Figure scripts
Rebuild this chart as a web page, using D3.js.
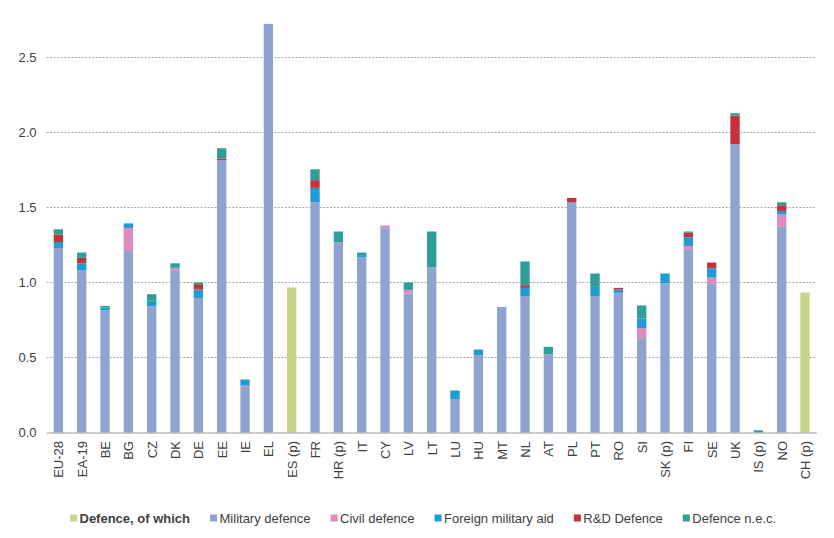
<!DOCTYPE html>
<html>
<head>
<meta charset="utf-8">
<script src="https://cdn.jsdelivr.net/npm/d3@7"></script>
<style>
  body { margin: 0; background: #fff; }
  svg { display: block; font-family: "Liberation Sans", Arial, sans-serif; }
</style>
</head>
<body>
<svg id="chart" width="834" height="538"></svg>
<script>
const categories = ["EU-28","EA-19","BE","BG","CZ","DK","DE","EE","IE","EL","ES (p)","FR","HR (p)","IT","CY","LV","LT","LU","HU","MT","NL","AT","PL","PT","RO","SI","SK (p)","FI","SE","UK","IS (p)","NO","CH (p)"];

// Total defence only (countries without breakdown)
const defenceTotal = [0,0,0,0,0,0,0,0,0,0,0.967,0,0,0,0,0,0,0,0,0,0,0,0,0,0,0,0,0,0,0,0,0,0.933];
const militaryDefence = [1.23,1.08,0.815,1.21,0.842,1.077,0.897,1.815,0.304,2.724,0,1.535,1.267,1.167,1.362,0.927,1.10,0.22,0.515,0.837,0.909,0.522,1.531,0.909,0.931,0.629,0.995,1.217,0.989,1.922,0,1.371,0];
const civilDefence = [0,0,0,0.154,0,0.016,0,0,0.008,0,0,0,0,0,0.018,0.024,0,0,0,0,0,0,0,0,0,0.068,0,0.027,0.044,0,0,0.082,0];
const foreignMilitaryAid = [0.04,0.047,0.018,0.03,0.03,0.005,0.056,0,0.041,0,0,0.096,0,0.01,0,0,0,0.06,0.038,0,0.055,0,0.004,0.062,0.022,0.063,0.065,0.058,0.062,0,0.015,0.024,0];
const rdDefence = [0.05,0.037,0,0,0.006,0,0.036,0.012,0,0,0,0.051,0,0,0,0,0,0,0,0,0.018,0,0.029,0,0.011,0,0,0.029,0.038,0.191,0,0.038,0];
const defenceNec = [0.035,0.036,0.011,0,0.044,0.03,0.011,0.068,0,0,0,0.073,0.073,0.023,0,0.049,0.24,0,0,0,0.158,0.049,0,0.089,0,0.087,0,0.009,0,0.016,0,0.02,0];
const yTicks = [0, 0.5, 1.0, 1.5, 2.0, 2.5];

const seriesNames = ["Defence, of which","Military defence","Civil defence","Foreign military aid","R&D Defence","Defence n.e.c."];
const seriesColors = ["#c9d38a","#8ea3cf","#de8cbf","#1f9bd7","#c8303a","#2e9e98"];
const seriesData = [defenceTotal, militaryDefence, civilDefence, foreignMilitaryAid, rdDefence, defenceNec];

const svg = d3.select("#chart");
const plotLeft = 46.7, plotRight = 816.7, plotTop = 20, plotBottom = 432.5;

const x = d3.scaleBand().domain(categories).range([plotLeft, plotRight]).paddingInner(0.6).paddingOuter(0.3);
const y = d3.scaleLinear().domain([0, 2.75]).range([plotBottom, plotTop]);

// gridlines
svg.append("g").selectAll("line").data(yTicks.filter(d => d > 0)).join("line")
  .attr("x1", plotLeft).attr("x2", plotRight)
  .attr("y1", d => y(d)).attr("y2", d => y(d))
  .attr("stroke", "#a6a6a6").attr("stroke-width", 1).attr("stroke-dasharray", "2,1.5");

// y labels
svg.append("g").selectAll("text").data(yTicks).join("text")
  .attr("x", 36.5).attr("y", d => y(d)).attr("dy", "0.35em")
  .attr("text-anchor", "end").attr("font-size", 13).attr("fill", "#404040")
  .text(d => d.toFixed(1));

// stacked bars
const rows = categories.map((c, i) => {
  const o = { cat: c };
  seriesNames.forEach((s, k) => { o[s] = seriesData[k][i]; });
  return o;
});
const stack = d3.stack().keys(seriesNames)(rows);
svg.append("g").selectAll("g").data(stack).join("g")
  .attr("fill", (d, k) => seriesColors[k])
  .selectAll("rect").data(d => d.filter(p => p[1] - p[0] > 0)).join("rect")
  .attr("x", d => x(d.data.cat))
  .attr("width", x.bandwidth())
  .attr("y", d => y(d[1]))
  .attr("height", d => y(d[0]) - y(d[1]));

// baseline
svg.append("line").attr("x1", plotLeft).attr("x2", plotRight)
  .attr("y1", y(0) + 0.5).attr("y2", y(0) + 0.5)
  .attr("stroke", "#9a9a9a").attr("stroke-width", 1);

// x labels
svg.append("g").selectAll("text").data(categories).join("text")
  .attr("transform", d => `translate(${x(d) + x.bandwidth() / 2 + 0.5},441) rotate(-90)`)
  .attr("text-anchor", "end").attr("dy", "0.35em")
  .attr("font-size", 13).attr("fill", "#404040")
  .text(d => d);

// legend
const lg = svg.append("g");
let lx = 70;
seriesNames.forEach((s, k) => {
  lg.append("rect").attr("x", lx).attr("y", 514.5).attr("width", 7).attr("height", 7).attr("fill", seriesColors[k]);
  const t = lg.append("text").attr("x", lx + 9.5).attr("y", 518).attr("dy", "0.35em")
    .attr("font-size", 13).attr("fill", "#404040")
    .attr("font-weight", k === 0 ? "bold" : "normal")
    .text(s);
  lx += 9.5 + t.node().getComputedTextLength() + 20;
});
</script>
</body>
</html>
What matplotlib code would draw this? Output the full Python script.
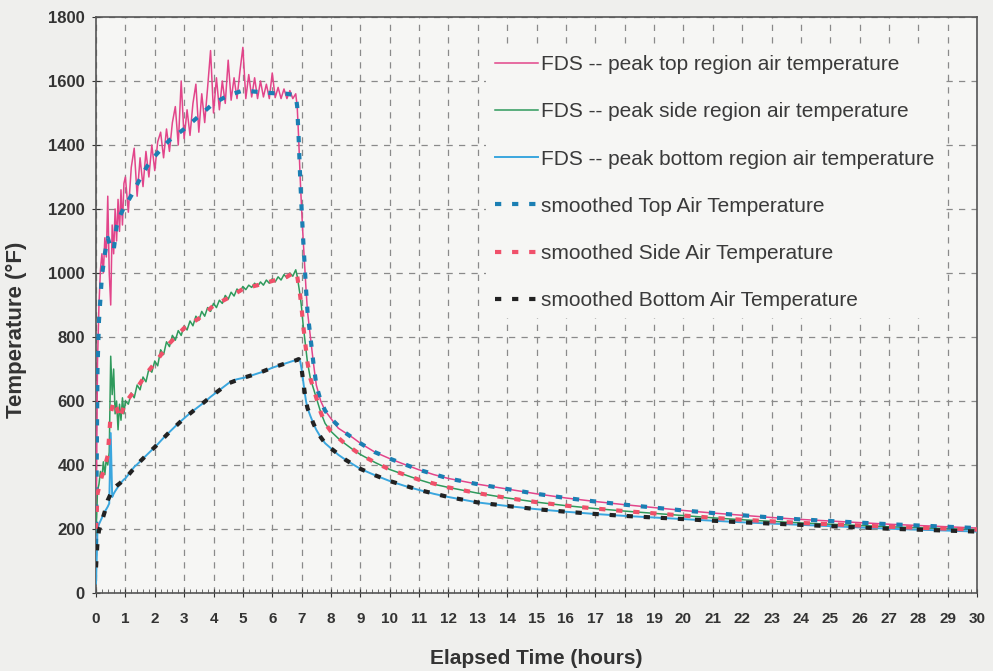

** Instruction **
From the records above, pick out and copy each line holding the word "chart".

** Reply to the task **
Rebuild this chart as a web page, using D3.js.
<svg id="chart" width="834" height="538"></svg>
const svg = d3.select("#chart");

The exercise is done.